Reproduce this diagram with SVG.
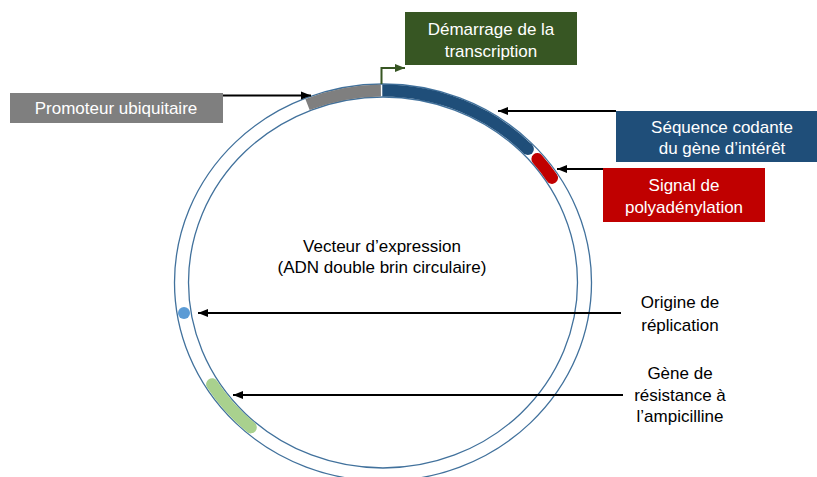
<svg xmlns="http://www.w3.org/2000/svg" width="817" height="477" viewBox="0 0 817 477">
<defs>
<style>
text{font-family:"Liberation Sans",Arial,sans-serif;font-size:17px;text-anchor:middle}
.w{fill:#ffffff}
.k{fill:#000000}
.ring{fill:none;stroke:#41719C;stroke-width:1.3}
.band{fill:none;stroke-width:12}
.arr{stroke:#000;stroke-width:2;fill:none;marker-end:url(#ah)}
</style>
<marker id="ah" markerUnits="userSpaceOnUse" markerWidth="10" markerHeight="10" viewBox="0 0 10 10" refX="10" refY="5" orient="auto">
<path d="M0,1 L10,5 L0,9 Z" fill="#000"/>
</marker>
<marker id="ahg" markerUnits="userSpaceOnUse" markerWidth="10" markerHeight="10" viewBox="0 0 10 10" refX="10" refY="5" orient="auto">
<path d="M0,1 L10,5 L0,9 Z" fill="#375623"/>
</marker>
</defs>
<rect width="817" height="477" fill="#ffffff"/>
<g id="plasmid">
<ellipse class="ring" cx="383" cy="282.5" rx="208.5" ry="198.5"/>
<ellipse class="ring" cx="383" cy="282.5" rx="194.5" ry="185.5"/>
<path class="band" stroke="#7F7F7F" d="M307.5,104.5 A201.5,192 0 0 1 380.9,90.5"/>
<path class="band" stroke="#1F4E79" d="M382.3,90.5 A201.5,192 0 0 1 527.9,149.1"/>
<circle cx="527.9" cy="149.1" r="6" fill="#1F4E79"/>
<path class="band" stroke="#C00000" stroke-linecap="round" d="M537.4,159.1 A201.5,192 0 0 1 552,177.9"/>
<path class="band" stroke="#A9D18E" stroke-linecap="round" d="M250.8,427.4 A201.5,192 0 0 1 212.1,384.2"/>
<circle cx="184" cy="313" r="6" fill="#5B9BD5"/>
<text class="k" x="382" y="252">Vecteur d’expression</text>
<text class="k" x="382" y="273">(ADN double brin circulaire)</text>
</g>
<g id="connectors">
<path d="M381.5,84 V68 H405" stroke="#375623" stroke-width="2" fill="none" marker-end="url(#ahg)"/>
<path class="arr" d="M223,95.5 H311"/>
<path class="arr" d="M616,111 H498"/>
<path class="arr" d="M603,169 H557"/>
<path class="arr" d="M621,313 H198"/>
<path class="arr" d="M623,395 H233"/>
</g>
<g id="promoteur">
<rect x="10" y="93" width="213" height="30" fill="#7F7F7F"/>
<text class="w" x="116" y="114">Promoteur ubiquitaire</text>
</g>
<g id="demarrage">
<rect x="405" y="12" width="172" height="53" fill="#375623"/>
<text class="w" x="491" y="35">Démarrage de la</text>
<text class="w" x="491" y="57">transcription</text>
</g>
<g id="sequence">
<rect x="616" y="111" width="201" height="51" fill="#1F4E79"/>
<text class="w" x="722" y="133">Séquence codante</text>
<text class="w" x="722" y="154">du gène d’intérêt</text>
</g>
<g id="signal">
<rect x="603" y="168" width="162" height="54" fill="#C00000"/>
<text class="w" x="684" y="191">Signal de</text>
<text class="w" x="684" y="213">polyadénylation</text>
</g>
<g id="origine">
<text class="k" x="680" y="308">Origine de</text>
<text class="k" x="680" y="331">réplication</text>
</g>
<g id="ampicilline">
<text class="k" x="680" y="379">Gène de</text>
<text class="k" x="680" y="401">résistance à</text>
<text class="k" x="680" y="422">l’ampicilline</text>
</g>
</svg>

________________________________________

Quote the data above in full and without alteration; skip the pictures.

Reproduce this diagram with SVG.
<svg xmlns="http://www.w3.org/2000/svg" width="817" height="477" viewBox="0 0 817 477">
<defs>
<style>
text{font-family:"Liberation Sans",Arial,sans-serif;font-size:17px;text-anchor:middle}
.w{fill:#ffffff}
.k{fill:#000000}
.ring{fill:none;stroke:#41719C;stroke-width:1.3}
.band{fill:none;stroke-width:12}
.arr{stroke:#000;stroke-width:2;fill:none;marker-end:url(#ah)}
</style>
<marker id="ah" markerUnits="userSpaceOnUse" markerWidth="10" markerHeight="10" viewBox="0 0 10 10" refX="10" refY="5" orient="auto">
<path d="M0,1 L10,5 L0,9 Z" fill="#000"/>
</marker>
<marker id="ahg" markerUnits="userSpaceOnUse" markerWidth="10" markerHeight="10" viewBox="0 0 10 10" refX="10" refY="5" orient="auto">
<path d="M0,1 L10,5 L0,9 Z" fill="#375623"/>
</marker>
</defs>
<rect width="817" height="477" fill="#ffffff"/>
<g id="plasmid">
<ellipse class="ring" cx="383" cy="282.5" rx="208.5" ry="198.5"/>
<ellipse class="ring" cx="383" cy="282.5" rx="194.5" ry="185.5"/>
<path class="band" stroke="#7F7F7F" d="M307.5,104.5 A201.5,192 0 0 1 380.9,90.5"/>
<path class="band" stroke="#1F4E79" d="M382.3,90.5 A201.5,192 0 0 1 527.9,149.1"/>
<circle cx="527.9" cy="149.1" r="6" fill="#1F4E79"/>
<path class="band" stroke="#C00000" stroke-linecap="round" d="M537.4,159.1 A201.5,192 0 0 1 552,177.9"/>
<path class="band" stroke="#A9D18E" stroke-linecap="round" d="M250.8,427.4 A201.5,192 0 0 1 212.1,384.2"/>
<circle cx="184" cy="313" r="6" fill="#5B9BD5"/>
<text class="k" x="382" y="252">Vecteur d’expression</text>
<text class="k" x="382" y="273">(ADN double brin circulaire)</text>
</g>
<g id="connectors">
<path d="M381.5,84 V68 H405" stroke="#375623" stroke-width="2" fill="none" marker-end="url(#ahg)"/>
<path class="arr" d="M223,95.5 H311"/>
<path class="arr" d="M616,111 H498"/>
<path class="arr" d="M603,169 H557"/>
<path class="arr" d="M621,313 H198"/>
<path class="arr" d="M623,395 H233"/>
</g>
<g id="promoteur">
<rect x="10" y="93" width="213" height="30" fill="#7F7F7F"/>
<text class="w" x="116" y="114">Promoteur ubiquitaire</text>
</g>
<g id="demarrage">
<rect x="405" y="12" width="172" height="53" fill="#375623"/>
<text class="w" x="491" y="35">Démarrage de la</text>
<text class="w" x="491" y="57">transcription</text>
</g>
<g id="sequence">
<rect x="616" y="111" width="201" height="51" fill="#1F4E79"/>
<text class="w" x="722" y="133">Séquence codante</text>
<text class="w" x="722" y="154">du gène d’intérêt</text>
</g>
<g id="signal">
<rect x="603" y="168" width="162" height="54" fill="#C00000"/>
<text class="w" x="684" y="191">Signal de</text>
<text class="w" x="684" y="213">polyadénylation</text>
</g>
<g id="origine">
<text class="k" x="680" y="308">Origine de</text>
<text class="k" x="680" y="331">réplication</text>
</g>
<g id="ampicilline">
<text class="k" x="680" y="379">Gène de</text>
<text class="k" x="680" y="401">résistance à</text>
<text class="k" x="680" y="422">l’ampicilline</text>
</g>
</svg>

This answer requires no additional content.